Nun ist die spannende Frage: Wer sind die meistgeprügelten Aktien der vergangenen Zeit? Das lässt sich verhältnismäßig leicht mit den üblichen Top-und-Flop-Listen auf Anlageportalen herausfinden. Damit kommt man zu dieser Liste: Deutsche Bank, Commerzbank, Eon, Bayer, Continental, Pro Sieben Sat 1, Lufthansa, Daimler, Deutsche Börse und BMW. Man könnte also einfach in diese zehn investieren und ein Jahr lang auf deren Comeback hoffen.
Auf dividendenstarke Unternehmen setzen
Nun straft aber die Börse gelegentlich auch Aktien ab, die das tatsächlich verdient haben und deren nahe Zukunft dann nicht so rosig aussieht. Um auszuschließen, dass man auf genau diese setzt, bezieht die Dogs-Strategie noch eine andere Kennzahl ein: die Ertragskraft des Unternehmens, die sich in ihrer Ausschüttungsleistung widerspiegelt, also der Dividende.
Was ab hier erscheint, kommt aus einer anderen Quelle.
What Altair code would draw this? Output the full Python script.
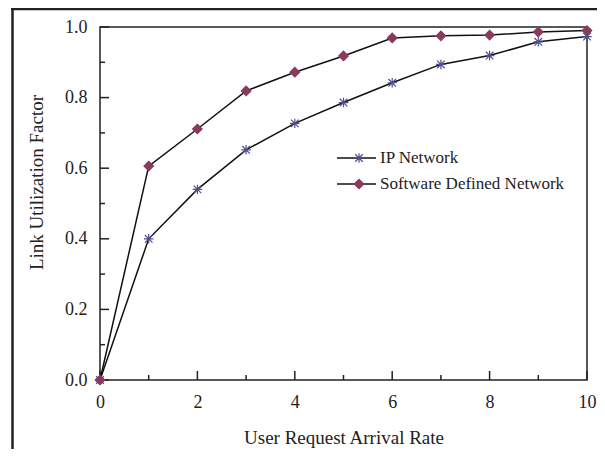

Dividenden nämlich sind von den vielen Faktoren, nach denen man Unternehmen bewerten kann, einer der verlässlichsten, behaupten Finanzexperten. Sie sind auch weit stabiler als Gewinne oder Umsätze.
Besonders dividendenstarke Unternehmen mit niedrigen Aktienkursen sind sehr leicht zu erkennen: an ihrer Dividendenrendite (also dem Verhältnis von Dividende zum Kurs). Auch dazu gibt es Rankings auf den einschlägigen Webseiten, demnach sieht die Top 10 der Dividendenrenditen zurzeit so aus: Es führt die Allianz (mit 5,1), gefolgt von Pro Sieben Sat 1, Daimler, Münchener Rück, Lufthansa (4,25), BMW, Telekom, Eon, BASF und Siemens (3,4). Wer diese zehn Aktien kauft, der kann einerseits ihre hohen Renditen einstreichen, wenn im nächsten Frühling wieder die Ausschüttungssaison beginnt und kann bis zum Verkauf der Aktien in einem Jahr auf eine Outperformance hoffen.
Noch gewinnbringender ist allerdings, nicht einfach die Top Ten zu kaufen, sagen die Underdog-Experten, sondern sich gezielt diejenigen herauszupicken, die den optisch niedrigsten Kurs haben, also die auch am wenigsten kosten. Denn es gibt noch ein irrationales Moment an den Börsen: Offenbar schießen vor allem diejenigen Papiere am schnellsten wieder in die Höhe, die sehr billig zu haben sind. Eine 10 Euro-Aktie wird also viel eher gekauft als eine für 100 Euro. Demnach müssten vor allem diese fünf demnächst mächtig zulegen: Lufthansa, Eon, Telekom, Pro Sieben Sat 1 und Daimler. Ob sich das bewahrheitet, werden wir dann im nächsten Jahr um diese Zeit sehen.